Looking back, I can’t even remember the last time that Denzel was a physical badass. Eli was all about the stabbing and decapitating in one versus a dozen confrontations. It was nice to see something new from Denzel after decades of righteous man who consistently uses his words. Sometimes fists and sharp objects work just as well. On the flip side, Book of Eli was a nice reminder of the times when Gary Oldman used to be deranged bad guy in every film. I’m not saying Sirius Black and Commissioner Gordon are wastes of his talent; I love seeing him in those roles but giving me some insanity every few performances is not too much to ask. So you have two of my favorite actors and a female lead portrayed by Mila Kunis … wait what? Now she’s a movie star?

The plot is another variation on the post-apocalypse this time using the bible as the means to something … fix things? I’m not too sure what Eli was trying to accomplish beyond preserving the bible but he felt it was important and Oldman wanting to kill him for it so shut up and watch the movie. Now here is the point where I want to talk about the ending but I’ll be kind and not spoil things. But just to let you know Bruce Willis was dead the entire time. And Malcolm McDowell had really cool hair.

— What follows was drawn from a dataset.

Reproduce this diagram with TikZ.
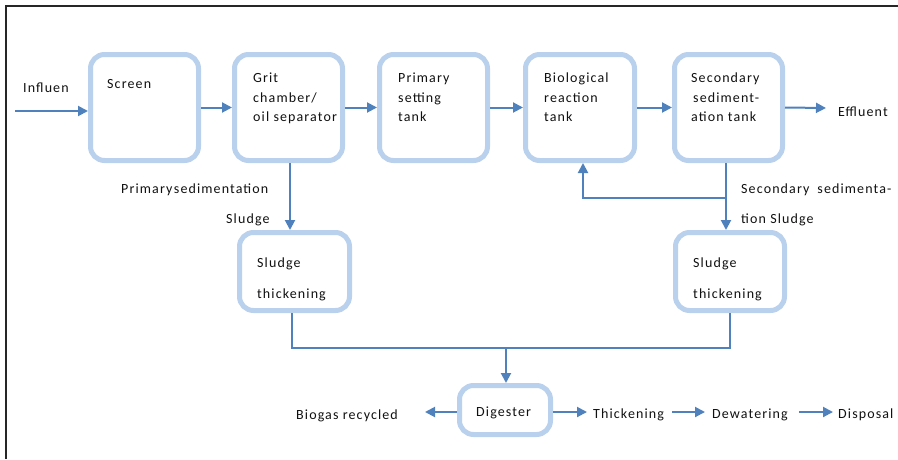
\documentclass[tikz,border=0pt]{standalone}
\usepackage{fontspec}
\setmainfont[LetterSpace=8]{Carlito}
\usetikzlibrary{arrows.meta,calc}
\definecolor{boxblue}{HTML}{B9D1EC}
\definecolor{arrblue}{HTML}{4F81BD}
\definecolor{txt}{HTML}{111111}
\tikzset{
  stage/.style={draw=boxblue, line width=5pt, rounded corners=14pt, fill=white, inner sep=0pt},
  lbl/.style={anchor=base west, inner sep=0pt, text=txt, font=\fontsize{14}{16}\selectfont},
  flow/.style={draw=arrblue, line width=2pt, -{Triangle[length=10pt,width=10pt]}},
  pipe/.style={draw=arrblue, line width=2pt},
}
\begin{document}
\begin{tikzpicture}[x=1pt,y=-1pt]
\useasboundingbox (0,0) rectangle (898,459);
\draw[line width=2.5pt, draw=black!85] (6,459) -- (6,6) -- (898,6);

% boxes
\node[stage, minimum width=108pt, minimum height=106pt] (screen) at (144.5,107.5) {};
\node[stage, minimum width=108pt, minimum height=106pt] (grit) at (288.5,107.5) {};
\node[stage, minimum width=108pt, minimum height=106pt] (prim) at (433.5,107.5) {};
\node[stage, minimum width=109pt, minimum height=106pt] (bio) at (580,107.5) {};
\node[stage, minimum width=108pt, minimum height=106pt] (sec) at (728.5,107.5) {};
\node[stage, minimum width=110pt, minimum height=78pt] (thL) at (294.5,271.5) {};
\node[stage, minimum width=109pt, minimum height=78pt] (thR) at (730,271.5) {};
\node[stage, minimum width=91pt, minimum height=49pt] (dig) at (505,410) {};

% box texts
\node[lbl] (tscreen) at (107,88) {Screen};
\node[lbl] (tgrit1) at (253,82) {Grit};
\node[lbl] (tgrit2) at (253,102) {chamber/};
\node[lbl] (tgrit3) at (253,121) {oil separator};
\node[lbl] (tprim1) at (398,82) {Primary};
\node[lbl] (tprim2) at (398,102) {setting};
\node[lbl] (tprim3) at (398,121) {tank};
\node[lbl] (tbio1) at (544,82) {Biological};
\node[lbl] (tbio2) at (544,102) {reaction};
\node[lbl] (tbio3) at (544,121) {tank};
\node[lbl] (tsec1) at (691,82) {Secondary};
\node[lbl] (tsec2) at (693,102) {sediment-};
\node[lbl] (tsec3) at (691,121) {ation tank};
\node[lbl] (tthL1) at (257,267) {Sludge};
\node[lbl] (tthL2) at (257,298) {thickening};
\node[lbl] (tthR1) at (693,267) {Sludge};
\node[lbl] (tthR2) at (693,298) {thickening};
\node[lbl] (tdig) at (476,416) {Digester};

% free labels
\node[lbl] (influen) at (23,92) {Influen};
\node[lbl] (effluent) at (838,116) {Effluent};
\node[lbl] (psed) at (121,193) {Primary\hspace{1.5pt}sedimentation};
\node[lbl] (psl) at (226,223) {Sludge};
\node[lbl] (ssed) at (741,193) {Secondary\hspace{8pt}sedimenta-};
\node[lbl] (ssl) at (741,223) {tion Sludge};
\node[lbl] (biogas) at (296,419) {Biogas recycled};
\node[lbl] (thick) at (593,418) {Thickening};
\node[lbl] (dew) at (712,418) {Dewatering};
\node[lbl] (disp) at (838,418) {Disposal};

% connectors
\coordinate (inStart) at (15,111);
\draw[flow] (inStart) -- (inStart -| screen.west);
\draw[flow] (screen.east) -- (grit.west);
\draw[flow] (grit.east) -- (prim.west);
\draw[flow] (prim.east) -- (bio.west);
\draw[flow] (bio.east) -- (sec.west);
\coordinate (effEnd) at (826,108);
\draw[flow] (sec.east) -- (effEnd);

\coordinate (gdown) at ($(grit.south)+(1.5,0)$);
\draw[flow] (gdown) -- (gdown |- thL.north);
\coordinate (sdown) at ($(sec.south)+(-2.5,0)$);
\draw[flow] (sdown) -- (sdown |- thR.north);
\coordinate (branch) at (sdown |- 0,198);
\coordinate (bioIn) at ($(bio.south)+(3,0)$);
\draw[flow] (branch) -| (bioIn);

\coordinate (merge) at (0,348);
\draw[pipe] ($(thL.south)+(-2.5,0)$) |- (merge -| thR.south) -- (thR.south);
\coordinate (digIn) at ($(dig.north |- merge)+(1,0)$);
\draw[flow] (digIn) -- (digIn |- dig.north);

\coordinate (bioOut) at (425,412);
\draw[flow] (dig.west |- bioOut) -- (bioOut);
\draw[flow] (dig.east |- bioOut) -- ($(thick.west |- bioOut)+(-6,0)$);
\draw[flow, shorten <=8pt, shorten >=7pt] (thick.east |- bioOut) -- (dew.west |- bioOut);
\draw[flow, shorten <=11pt, shorten >=5pt] (dew.east |- bioOut) -- (disp.west |- bioOut);
\end{tikzpicture}
\end{document}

I was very satisfied with The Book of Eli. It had been awhile since The Hughes Brothers had shown up on the radar and to actually give Denzel something new to work with it was definitely worth the price of admission.

8 out of 10


I fully support the vampire renaissance as long as said vampires are actively killing humans. None of this immortal romance; give me monsters. The twist that differentiated Daybreakers is that the vampires have won and they now control the world. It was a strong enough core idea to keep my interest all the way to the end.

Daybreakers created a futuristic world where the vampires were very business-like and wore suits, drove fancy cars, and worked at night. It was all very amusing. The cute vampire commuters taking the subway to work while drinking their coffee mixed with blood. They even had vampire 24-hour news channels discussing the vampire politics of the day. Humans were just an afterthought seen in stasis while their blood was being harvested. This idea of harvesting humanity for their blood seems to be a go-to storyline when vampires are involved. Eventually Daybreakers turned to the usual idea of a ragtag band of humans fighting back but I would have preferred to watch an entire movie in the vampire world. Ah well.

Vampire flicks always allow for some serious overacting and Daybreakers was no different. Ethan Hawke may have kept it under control and played to his strengths of pained and tormented but that just gave Sam Neil and Willem Dafoe more scenery to chew. Neil turned the lead vampire into a crooked politician while Dafoe was some variation of a hillbilly vampire. Both were definitely having fun. Not much else to report from the cast.

There was something to Daybreakers that could have been crafted into a memorable movie. That didn't happen. What we got was a few slick visuals mixed in to a paint by numbers vampire flick. Well what do you expect from something released in the first week of January?